* Source data
# # #

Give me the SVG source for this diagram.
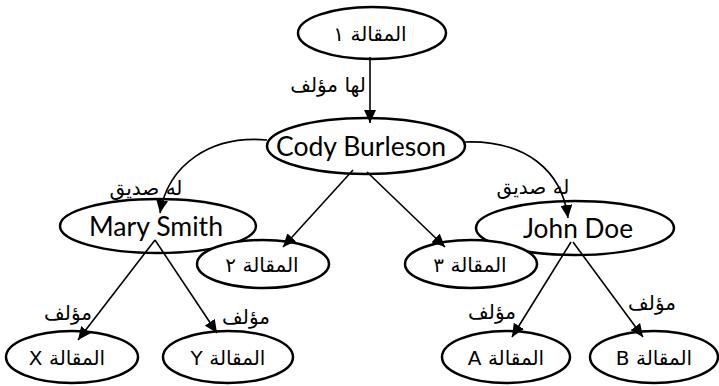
<svg xmlns="http://www.w3.org/2000/svg" width="719" height="386" viewBox="0 0 719 386">
<defs>
<marker id="ah" markerUnits="userSpaceOnUse" markerWidth="14" markerHeight="12" refX="13" refY="6" orient="auto">
<path d="M0,0 L13,6 L0,12 Z" fill="#000"/>
</marker>
<style>
.n ellipse{fill:#fff;stroke:#000;stroke-width:2.5}
.ar{font-family:"DejaVu Sans","Liberation Sans",sans-serif;font-size:20px;fill:#000;text-anchor:middle}
.la{font-family:Lato,"Open Sans",sans-serif;font-size:26px;fill:#000;text-anchor:middle}
.lbl{font-family:"DejaVu Sans","Liberation Sans",sans-serif;font-size:20px;fill:#000;text-anchor:middle}
#edges path,#edges line{fill:none;stroke:#000;stroke-width:1.6;marker-end:url(#ah)}
</style>
</defs>
<rect width="719" height="386" fill="#fff"/>
<g id="n1" class="n"><ellipse cx="372" cy="33" rx="74" ry="26"/><text class="ar" x="370" y="41">المقالة ١</text></g>
<g id="cody" class="n"><ellipse cx="366" cy="146" rx="99" ry="28"/><text class="la" x="361" y="156" textLength="170" lengthAdjust="spacingAndGlyphs">Cody Burleson</text></g>
<g id="mary" class="n"><ellipse cx="158" cy="226" rx="98" ry="27"/><text class="la" x="156" y="236" textLength="134" lengthAdjust="spacingAndGlyphs">Mary Smith</text></g>
<g id="john" class="n"><ellipse cx="575" cy="228" rx="99" ry="27"/><text class="la" x="578" y="238" textLength="110" lengthAdjust="spacingAndGlyphs">John Doe</text></g>
<g id="n2" class="n"><ellipse cx="263" cy="264" rx="66" ry="24"/><text class="ar" x="262" y="272">المقالة ٢</text></g>
<g id="n3" class="n"><ellipse cx="471" cy="264" rx="66" ry="24"/><text class="ar" x="470" y="272">المقالة ٣</text></g>
<g id="nx" class="n"><ellipse cx="72" cy="357" rx="66" ry="26"/><text class="ar" x="67" y="365">X المقالة</text></g>
<g id="ny" class="n"><ellipse cx="228" cy="357" rx="65" ry="26"/><text class="ar" x="228" y="365">Y المقالة</text></g>
<g id="na" class="n"><ellipse cx="506" cy="357" rx="64" ry="26"/><text class="ar" x="506" y="365">A المقالة</text></g>
<g id="nb" class="n"><ellipse cx="654" cy="357" rx="64" ry="26"/><text class="ar" x="654" y="365">B المقالة</text></g>
<g id="edges">
<line x1="370" y1="57" x2="370" y2="123"/>
<path d="M267,140 C210,135 168,165 160,213"/>
<path d="M465,142 C525,140 562,170 568,218"/>
<line x1="353" y1="170" x2="283" y2="247"/>
<line x1="367" y1="172" x2="445" y2="247"/>
<line x1="155" y1="240" x2="78" y2="340"/>
<line x1="155" y1="240" x2="217" y2="333"/>
<line x1="571" y1="242" x2="512" y2="337"/>
<line x1="573" y1="242" x2="643" y2="337"/>
<text class="lbl" x="328" y="92">لها مؤلف</text>
<text class="lbl" x="146" y="195">له صديق</text>
<text class="lbl" x="533" y="194">له صديق</text>
<text class="lbl" x="68" y="320">مؤلف</text>
<text class="lbl" x="246" y="324">مؤلف</text>
<text class="lbl" x="492" y="319">مؤلف</text>
<text class="lbl" x="652" y="310">مؤلف</text>
</g>
</svg>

# # #

* Directions
Omit the pictures, then output the rest of the listing exactly.

* Full response
Give me the SVG source for this diagram.
<svg xmlns="http://www.w3.org/2000/svg" width="719" height="386" viewBox="0 0 719 386">
<defs>
<marker id="ah" markerUnits="userSpaceOnUse" markerWidth="14" markerHeight="12" refX="13" refY="6" orient="auto">
<path d="M0,0 L13,6 L0,12 Z" fill="#000"/>
</marker>
<style>
.n ellipse{fill:#fff;stroke:#000;stroke-width:2.5}
.ar{font-family:"DejaVu Sans","Liberation Sans",sans-serif;font-size:20px;fill:#000;text-anchor:middle}
.la{font-family:Lato,"Open Sans",sans-serif;font-size:26px;fill:#000;text-anchor:middle}
.lbl{font-family:"DejaVu Sans","Liberation Sans",sans-serif;font-size:20px;fill:#000;text-anchor:middle}
#edges path,#edges line{fill:none;stroke:#000;stroke-width:1.6;marker-end:url(#ah)}
</style>
</defs>
<rect width="719" height="386" fill="#fff"/>
<g id="n1" class="n"><ellipse cx="372" cy="33" rx="74" ry="26"/><text class="ar" x="370" y="41">المقالة ١</text></g>
<g id="cody" class="n"><ellipse cx="366" cy="146" rx="99" ry="28"/><text class="la" x="361" y="156" textLength="170" lengthAdjust="spacingAndGlyphs">Cody Burleson</text></g>
<g id="mary" class="n"><ellipse cx="158" cy="226" rx="98" ry="27"/><text class="la" x="156" y="236" textLength="134" lengthAdjust="spacingAndGlyphs">Mary Smith</text></g>
<g id="john" class="n"><ellipse cx="575" cy="228" rx="99" ry="27"/><text class="la" x="578" y="238" textLength="110" lengthAdjust="spacingAndGlyphs">John Doe</text></g>
<g id="n2" class="n"><ellipse cx="263" cy="264" rx="66" ry="24"/><text class="ar" x="262" y="272">المقالة ٢</text></g>
<g id="n3" class="n"><ellipse cx="471" cy="264" rx="66" ry="24"/><text class="ar" x="470" y="272">المقالة ٣</text></g>
<g id="nx" class="n"><ellipse cx="72" cy="357" rx="66" ry="26"/><text class="ar" x="67" y="365">X المقالة</text></g>
<g id="ny" class="n"><ellipse cx="228" cy="357" rx="65" ry="26"/><text class="ar" x="228" y="365">Y المقالة</text></g>
<g id="na" class="n"><ellipse cx="506" cy="357" rx="64" ry="26"/><text class="ar" x="506" y="365">A المقالة</text></g>
<g id="nb" class="n"><ellipse cx="654" cy="357" rx="64" ry="26"/><text class="ar" x="654" y="365">B المقالة</text></g>
<g id="edges">
<line x1="370" y1="57" x2="370" y2="123"/>
<path d="M267,140 C210,135 168,165 160,213"/>
<path d="M465,142 C525,140 562,170 568,218"/>
<line x1="353" y1="170" x2="283" y2="247"/>
<line x1="367" y1="172" x2="445" y2="247"/>
<line x1="155" y1="240" x2="78" y2="340"/>
<line x1="155" y1="240" x2="217" y2="333"/>
<line x1="571" y1="242" x2="512" y2="337"/>
<line x1="573" y1="242" x2="643" y2="337"/>
<text class="lbl" x="328" y="92">لها مؤلف</text>
<text class="lbl" x="146" y="195">له صديق</text>
<text class="lbl" x="533" y="194">له صديق</text>
<text class="lbl" x="68" y="320">مؤلف</text>
<text class="lbl" x="246" y="324">مؤلف</text>
<text class="lbl" x="492" y="319">مؤلف</text>
<text class="lbl" x="652" y="310">مؤلف</text>
</g>
</svg>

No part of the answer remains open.